(Dataset records)
:::

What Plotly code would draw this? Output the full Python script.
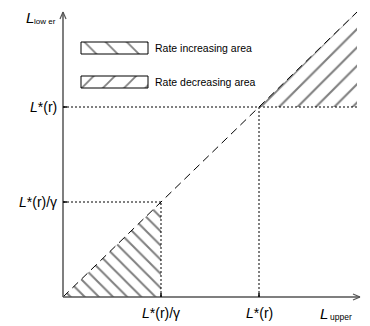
import plotly.graph_objects as go

# values (arbitrary units, gamma = 2)
l_star = 2.0
gamma = 2.0
diag_end = 3.0
tick_vals = [l_star / gamma, l_star]
tick_labels = ["<i>L</i>*(r)/γ", "<i>L</i>*(r)"]
legend_names = ["Rate increasing area", "Rate decreasing area"]
legend_patterns = ["\\", "/"]

# pixel <-> data mapping (origin at pixel 63,297)
X0, Y0, SX, SY = 63, 297, 98, 95
W, H = 370, 326


def dx(p):
    return (p - X0) / SX


def dy(p):
    return (Y0 - p) / SY


FONT = "Liberation Sans, Arial, sans-serif"
fig = go.Figure()

low = tick_vals[0]
# rate increasing area (below diagonal, left of L*/gamma)
fig.add_trace(go.Scatter(
    x=[0, low, low, 0], y=[0, 0, low, 0], fill="toself", mode="none",
    fillcolor="rgba(0,0,0,0)",
    fillpattern=dict(shape="\\", size=10, solidity=0.2, fgcolor="black", bgcolor="white"),
    showlegend=False, hoverinfo="skip"))
# rate decreasing area (above L*, right of diagonal)
fig.add_trace(go.Scatter(
    x=[l_star, diag_end, diag_end, l_star], y=[l_star, l_star, diag_end, l_star],
    fill="toself", mode="none", fillcolor="rgba(0,0,0,0)",
    fillpattern=dict(shape="/", size=13, solidity=0.16, fgcolor="black", bgcolor="white"),
    showlegend=False, hoverinfo="skip"))

# diagonal L_lower = L_upper
fig.add_trace(go.Scatter(
    x=[0, diag_end], y=[0, diag_end], mode="lines",
    line=dict(color="black", width=1, dash="8px,5px"),
    showlegend=False, hoverinfo="skip"))

shapes = []
annotations = []
dot = dict(color="black", width=1, dash="2px,2px")
# guides
shapes.append(dict(type="line", x0=0, y0=low, x1=low, y1=low, line=dot))
shapes.append(dict(type="line", x0=low, y0=0, x1=low, y1=low, line=dot))
shapes.append(dict(type="line", x0=0, y0=l_star, x1=diag_end, y1=l_star, line=dot))
shapes.append(dict(type="line", x0=l_star, y0=0, x1=l_star, y1=l_star, line=dot))

# axes with open arrow heads
axis_line = dict(color="#555555", width=1.5)
shapes.append(dict(type="line", x0=0, y0=0, x1=dx(360), y1=0, line=axis_line))
shapes.append(dict(type="line", x0=0, y0=0, x1=0, y1=dy(12), line=axis_line))
head = dict(color="#555555", width=1.2)
shapes.append(dict(type="line", x0=dx(353), y0=dy(Y0 - 3), x1=dx(360), y1=0, line=head))
shapes.append(dict(type="line", x0=dx(353), y0=dy(Y0 + 3), x1=dx(360), y1=0, line=head))
shapes.append(dict(type="line", x0=dx(X0 - 3), y0=dy(19), x1=0, y1=dy(12), line=head))
shapes.append(dict(type="line", x0=dx(X0 + 3), y0=dy(19), x1=0, y1=dy(12), line=head))

# ticks and tick labels
for v, lab in zip(tick_vals, tick_labels):
    shapes.append(dict(type="line", x0=v, y0=0, x1=v, y1=dy(Y0 - 4),
                       line=dict(color="black", width=1.5)))
    shapes.append(dict(type="line", x0=0, y0=v, x1=dx(X0 + 4), y1=v,
                       line=dict(color="black", width=1.5)))
    annotations.append(dict(x=v, y=dy(313), text=lab, showarrow=False,
                            xanchor="center", yanchor="middle",
                            font=dict(family=FONT, size=14, color="black")))
    annotations.append(dict(x=dx(59), y=v, text=lab, showarrow=False,
                            xanchor="right", yanchor="middle",
                            font=dict(family=FONT, size=14, color="black")))

# axis titles (big italic L, small subscript drawn as separate text)
title_font = dict(family=FONT, size=15, color="black")
sub_font = dict(family=FONT, size=8, color="black")
annotations.append(dict(x=dx(24), y=dy(17), text="<i>L</i>", showarrow=False,
                        xanchor="left", yanchor="middle", font=title_font))
annotations.append(dict(x=dx(32), y=dy(21), text="low er", showarrow=False,
                        xanchor="left", yanchor="middle", font=sub_font))
annotations.append(dict(x=dx(318), y=dy(313), text="<i>L</i>", showarrow=False,
                        xanchor="left", yanchor="middle", font=title_font))
annotations.append(dict(x=dx(328), y=dy(317), text="upper", showarrow=False,
                        xanchor="left", yanchor="middle", font=dict(family=FONT, size=8.5, color="black")))

# legend swatches
for i, (name, pat) in enumerate(zip(legend_names, legend_patterns)):
    top = 42 + 34 * i
    x0, x1, y0, y1 = dx(81), dx(148), dy(top + 12), dy(top)
    fig.add_trace(go.Scatter(
        x=[x0, x1, x1, x0, x0], y=[y0, y0, y1, y1, y0], fill="toself", mode="lines",
        line=dict(color="black", width=1), fillcolor="rgba(0,0,0,0)",
        fillpattern=dict(shape=pat, size=15, solidity=0.12, fgcolor="black", bgcolor="white"),
        showlegend=False, hoverinfo="skip"))
    annotations.append(dict(x=dx(153), y=dy(top + 6), text=name, showarrow=False,
                            xanchor="left", yanchor="middle",
                            font=dict(family=FONT, size=10.5, color="black")))

fig.update_layout(
    width=W, height=H, margin=dict(l=0, r=0, t=0, b=0),
    paper_bgcolor="white", plot_bgcolor="white",
    shapes=shapes, annotations=annotations, showlegend=False,
    xaxis=dict(range=[dx(0), dx(W)], visible=False, fixedrange=True),
    yaxis=dict(range=[dy(H), dy(0)], visible=False, fixedrange=True),
)
fig.write_html("out.html", config={"displayModeBar": False},
               post_script="document.body.style.margin='0';")
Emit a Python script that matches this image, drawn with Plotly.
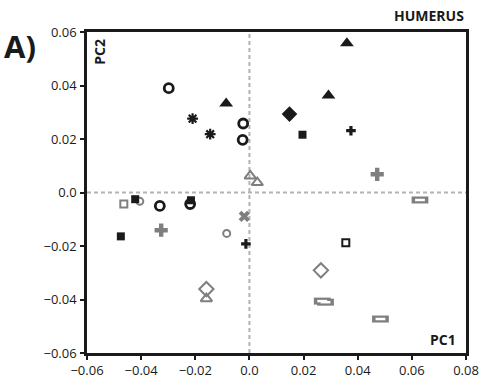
import plotly.graph_objects as go

BLACK = "#1a1a1a"
GREY = "#7f7f7f"

# ---- data (PC1, PC2) by group ----
tri_black_x = [0.036, 0.0292, -0.0086]
tri_black_y = [0.0558, 0.0363, 0.0333]
circ_black_x = [-0.0298, -0.0023, -0.0025, -0.0331, -0.0219]
circ_black_y = [0.039, 0.0258, 0.0197, -0.005, -0.0043]
ast_black_x = [-0.021, -0.0145]
ast_black_y = [0.0276, 0.0218]
dia_black_x = [0.0148]
dia_black_y = [0.0293]
sq_black_x = [0.0196, -0.0422, -0.0216, -0.0475]
sq_black_y = [0.0216, -0.0025, -0.0029, -0.0164]
cross_black_x = [0.0375, -0.0013]
cross_black_y = [0.0231, -0.0192]
cross_grey_x = [0.0472, -0.0326]
cross_grey_y = [0.0068, -0.0141]
tri_grey_x = [0.0003, 0.0029, -0.0159]
tri_grey_y = [0.0062, 0.0037, -0.0397]
sq_grey_x = [-0.0464]
sq_grey_y = [-0.0043]
circ_grey_x = [-0.0405, -0.0084]
circ_grey_y = [-0.0033, -0.0153]
x_grey_x = [-0.0019]
x_grey_y = [-0.0089]
dia_grey_x = [-0.0159, 0.0264]
dia_grey_y = [-0.0361, -0.0291]
sqopen_black_x = [0.0356]
sqopen_black_y = [-0.0188]
rect_grey_x = [0.063, 0.0269, 0.0281, 0.0484]
rect_grey_y = [-0.0028, -0.0406, -0.041, -0.0473]

tick_vals_x = [-0.06, -0.04, -0.02, 0.0, 0.02, 0.04, 0.06, 0.08]
tick_text_x = ["\u22120.06", "\u22120.04", "\u22120.02", "0.0", "0.02", "0.04", "0.06", "0.08"]
tick_vals_y = [-0.06, -0.04, -0.02, 0.0, 0.02, 0.04, 0.06]
tick_text_y = ["\u22120.06", "\u22120.04", "\u22120.02", "0.0", "0.02", "0.04", "0.06"]

fig = go.Figure()


def add(x, y, symbol, color, size, lw=0, lc=None):
    fig.add_trace(go.Scatter(
        x=x, y=y, mode="markers", showlegend=False, hoverinfo="skip",
        marker=dict(symbol=symbol, color=color, size=size,
                    line=dict(width=lw, color=lc if lc else color))))


# reference lines
fig.add_hline(y=0, line=dict(color="#b3b3b3", width=2, dash="4px,3px"), layer="below")
fig.add_vline(x=0, line=dict(color="#b3b3b3", width=2, dash="4px,3px"), layer="below")

add(tri_grey_x, tri_grey_y, "triangle-up-open", GREY, 10, 2)
add(dia_grey_x, dia_grey_y, "diamond-open", GREY, 11, 2)
add(sq_grey_x, sq_grey_y, "square-open", GREY, 7, 2)
add(circ_grey_x, circ_grey_y, "circle-open", GREY, 7, 2)
add(x_grey_x, x_grey_y, "x", GREY, 10, 0)
add(cross_grey_x, cross_grey_y, "cross", GREY, 11, 0)
# open rectangles: thick grey bar with white centre
add(rect_grey_x, rect_grey_y, "line-ew", GREY, 12, 7)
add(rect_grey_x, rect_grey_y, "line-ew", "white", 7, 2.5)
add(circ_black_x, circ_black_y, "circle-open", BLACK, 9, 2.8)
add(tri_black_x, tri_black_y, "triangle-up", BLACK, 12, 0)
add(ast_black_x, ast_black_y, "asterisk-open", BLACK, 9, 2.2)
add(dia_black_x, dia_black_y, "diamond", BLACK, 12, 0)
add(sq_black_x, sq_black_y, "square", BLACK, 8, 0)
add(cross_black_x, cross_black_y, "cross", BLACK, 8, 0)
add(sqopen_black_x, sqopen_black_y, "square-open", BLACK, 7, 2)

axis_common = dict(
    showgrid=False, zeroline=False, showline=True, linewidth=2.5, linecolor=BLACK,
    mirror=True, ticks="outside", ticklen=4, tickwidth=2, tickcolor=BLACK,
    tickfont=dict(family="Open Sans", size=13, color=BLACK),
)

fig.update_xaxes(range=[-0.06, 0.08], tickmode="array", tickvals=tick_vals_x,
                 ticktext=tick_text_x, ticklabelstandoff=0, **axis_common)
fig.update_yaxes(range=[-0.06, 0.06], tickmode="array", tickvals=tick_vals_y,
                 ticktext=tick_text_y, ticklabelstandoff=1, **axis_common)

fig.add_annotation(text="<b>A)</b>", xref="paper", yref="paper", x=-0.225, y=0.955,
                   xanchor="left", yanchor="middle", showarrow=False,
                   font=dict(family="Open Sans", size=31, color=BLACK))
fig.add_annotation(text="<b>HUMERUS</b>", xref="paper", yref="paper", x=1.0, y=1.051,
                   xanchor="right", yanchor="middle", showarrow=False,
                   font=dict(family="Open Sans", size=14, color=BLACK))
fig.add_annotation(text="<b>PC2</b>", xref="paper", yref="paper", x=0.034, y=0.985,
                   xanchor="center", yanchor="top", showarrow=False, textangle=-90,
                   font=dict(family="Open Sans", size=14, color=BLACK))
fig.add_annotation(text="<b>PC1</b>", xref="paper", yref="paper", x=0.98, y=0.042,
                   xanchor="right", yanchor="middle", showarrow=False,
                   font=dict(family="Open Sans", size=14, color=BLACK))

fig.update_layout(
    width=491, height=391,
    margin=dict(l=87, r=19, t=32, b=28),
    plot_bgcolor="white", paper_bgcolor="white",
)

fig.write_html("out.html")
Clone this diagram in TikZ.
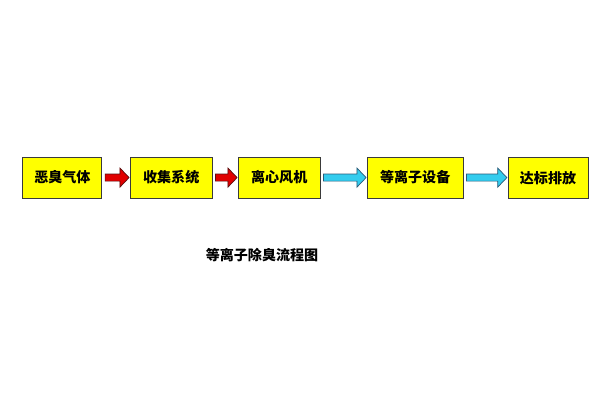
\documentclass[tikz,border=0pt]{standalone}
\usepackage{fontspec}
\usepackage{xcolor}
\usetikzlibrary{calc}
\newfontfamily\cjk{Noto Sans CJK SC}
\definecolor{FlowYellow}{HTML}{FFFF00}
\definecolor{FlowEdge}{HTML}{3A3A3A}
\definecolor{FlowRed}{HTML}{E00000}
\definecolor{FlowRedEdge}{HTML}{5A1010}
\definecolor{FlowCyan}{HTML}{33CCEE}
\definecolor{FlowCyanEdge}{HTML}{2A5A78}
\tikzset{
  stagebox/.style={draw=FlowEdge,line width=.6pt,fill=FlowYellow,minimum height=1.025cm,inner sep=0pt,font=\cjk\bfseries\fontsize{10}{12}\selectfont},
  redarrow/.style={draw=FlowRedEdge,fill=FlowRed,line width=.5pt,line join=miter},
  cyanarrow/.style={draw=FlowCyanEdge,fill=FlowCyan,line width=.5pt,line join=miter}
}
% block arrow from the east side of #1 to the west side of #2
\newcommand\flowarrow[3]{%
  \draw[#3] let \p1=(#1.east), \p2=(#2.west) in
    (\x1+2pt,\y1-2.5pt) -- (\x2-7pt,\y1-2.5pt) -- (\x2-7pt,\y1-6.8pt) -- (\x2-.5pt,\y1)
    -- (\x2-7pt,\y1+6.8pt) -- (\x2-7pt,\y1+2.5pt) -- (\x1+2pt,\y1+2.5pt) -- cycle;}

\begin{document}
\begin{tikzpicture}[x=1cm,y=1cm]
\path[use as bounding box] (0,0) rectangle (15.00,10.00);
\fill[white] (0,0) rectangle (15.00,10.00);
\node[stagebox,minimum width=1.975cm] (gas) at (1.56,5.56) {恶臭气体};
\node[stagebox,minimum width=2.05cm] (collect) at (4.28,5.56) {收集系统};
\node[stagebox,minimum width=2.05cm] (fan) at (6.98,5.56) {离心风机};
\node[stagebox,minimum width=2.40cm] (plasma) at (10.38,5.56) {等离子设备};
\node[stagebox,minimum width=2.00cm] (outlet) at (13.70,5.55) {达标排放};
\flowarrow{gas}{collect}{redarrow}
\flowarrow{collect}{fan}{redarrow}
\flowarrow{fan}{plasma}{cyanarrow}
\flowarrow{plasma}{outlet}{cyanarrow}
\node[font=\cjk\bfseries\fontsize{10}{12}\selectfont] (title) at (6.55,3.62) {等离子除臭流程图};
\end{tikzpicture}
\end{document}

:::

### Exercise directions:
Copy each line from the data above that includes "drawn".

### Output for this task:
# axis titles (big italic L, small subscript drawn as separate text)
Emit a Python script that matches this image, drawn with Plotly.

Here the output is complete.